Abstract

The 35 essays in Monteiro’s volume expand a field of inquiry that brings together ideas and innovations derived from the ubiquity of screen-based technologies. As described in the volume’s introduction, this focus on the medium of the screen is premised on three factors surrounding its technology. They are (a) the increase in objects with screens; (b) the development of visual layers and spaces within them; and (c) the onset of mobility and tactility as features. Besides further embedding the screen within our lived experience, these changes have a tangible impact on the framing of images and the ways in which users interact with both medium and content.
The essays are divided into three sections. The first section, “Screens and Their Histories” examines the historical development of the screen and its conceptual models. In the opening chapter, Acland acknowledges that an adequate understanding of the screen entails more than the object’s technical specifications, and argues that screens simultaneously articulate certain notions of ubiquity, adaptability, and utility. The subsequent chapter by Casetti is a cogent elaboration of this approach. For Casetti, the screen can be conceived as a monitor that surveys and inspects our actions, a bulletin board regulating behaviour, and a scrapbook for constructing and sharing narratives. Casetti’s analysis is directed at the affordances of current social media platforms, and demonstrates how screens have evolved to present images that are both seen and modified by users.
While Casetti departs from the concept of the frame, Manovich’s genealogy in Chapter 8 uses it as a starting point to separate the virtual space from physical reality. Through the respective categories of the classical, dynamic, and computer screens, Manovich traces the evolution in these artificial fields of perception and demonstrates how the computer screen allows users to understand “a page as a collection of different but equally important blocks of data such as text, images, and graphic elements” (p. 126). Manovich’s paradigm may seem relatively linear and simplistic, but the relationship between image and data remains a crucial factor in current technological developments.
The essays in the second section, “Images and Frames,” shift the discussion to how the screen has facilitated the proliferation of images. Burnett’s commentary on gaming environments in Chapter 13, in particular, considers the data structures underlying the simulation within a game. Burnett argues that simulation delivers an illusory form of autonomy, as it draws on a priori structures of knowledge delimited by the screen and its interface. This limitation makes an invaluable point concerning the simulation that is produced through mediated screen-based relationships, rather than physical experiences.
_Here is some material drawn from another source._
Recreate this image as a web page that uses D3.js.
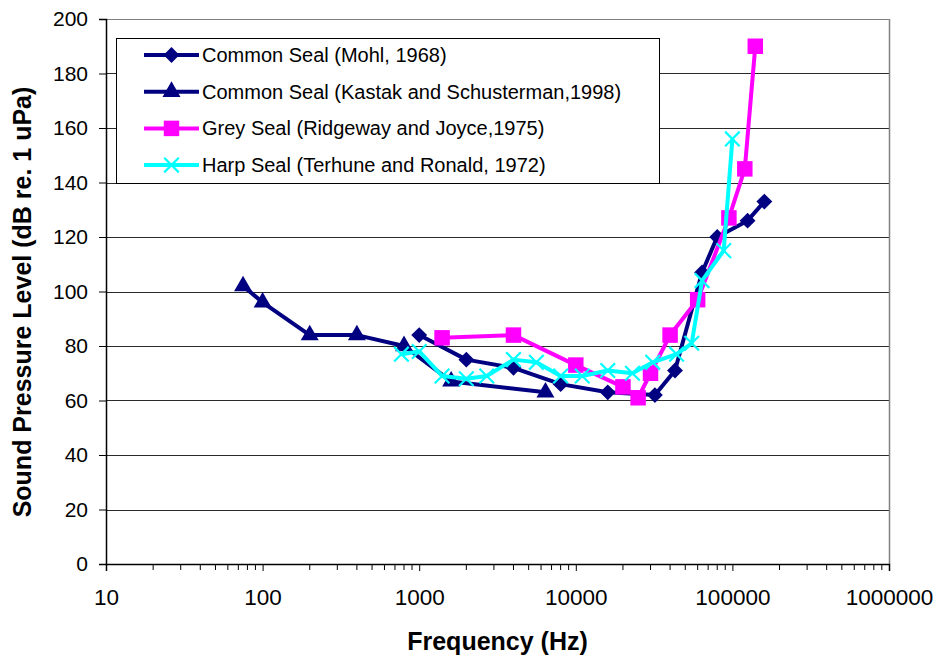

This constraint from the screen is also explicated by Monteiro in Chapter 21, where he posits that the image is altered for the benefit of fitting the screen’s surface. The modification of the image in terms of the screen, Monteiro argues, not only affects the former’s integrity, but enhances the instrumentality of the latter; for even as televisions and computing devices attempt to “offer a seeming plenitude of the image by widening the screen, the deformation of the image in fact reasserts the presence of the frame as a defining factor in the composition’s properties” (p. 276). Such a containment of the image, in turn, contributes to the flattened performance of pixellation, in which “the image is animated, even if visibly still, within the flux of the system as data are continually received, sent and processed by the screen device and network to produce and sustain this visual performance” (p. 281).
The final section, “Environments and Interactions,” looks into the material relations between screens and their user-environments. In Chapter 26, for example, Rae Cooley employs the criterion of fit to evaluate the relationship between a hand and a mobile screenic device (MSD). In differentiating fit from the distance between a viewer and the television/cinema screen, Rae Cooley argues that fit must be considered together with the interface, or the “threshold at which users and their surroundings meet and interact” (p. 321).
The concluding chapter by Verhoeff explores the ways screens function as an intermediary between software and physical space. Screen objects like the iPhone possess a hybrid interface, as users can navigate both within the machine and around its physical space. This experience, Verhoeff explains, is also a form of performative cartography, insofar as “movement through space and interaction with on-screen layers of digital information to off-screen geographical and material presence unfolds in time” (p. 446).
In summary, the volume’s multidisciplinary approach provides a comprehensive range of insights into the screen’s social, historical, and cultural significance. While they do not explicitly undermine the actual devices that support it, the essays curated are arguably concerned with the screen’s pervasive transparency, as it becomes more embedded and indispensable in our everyday lives.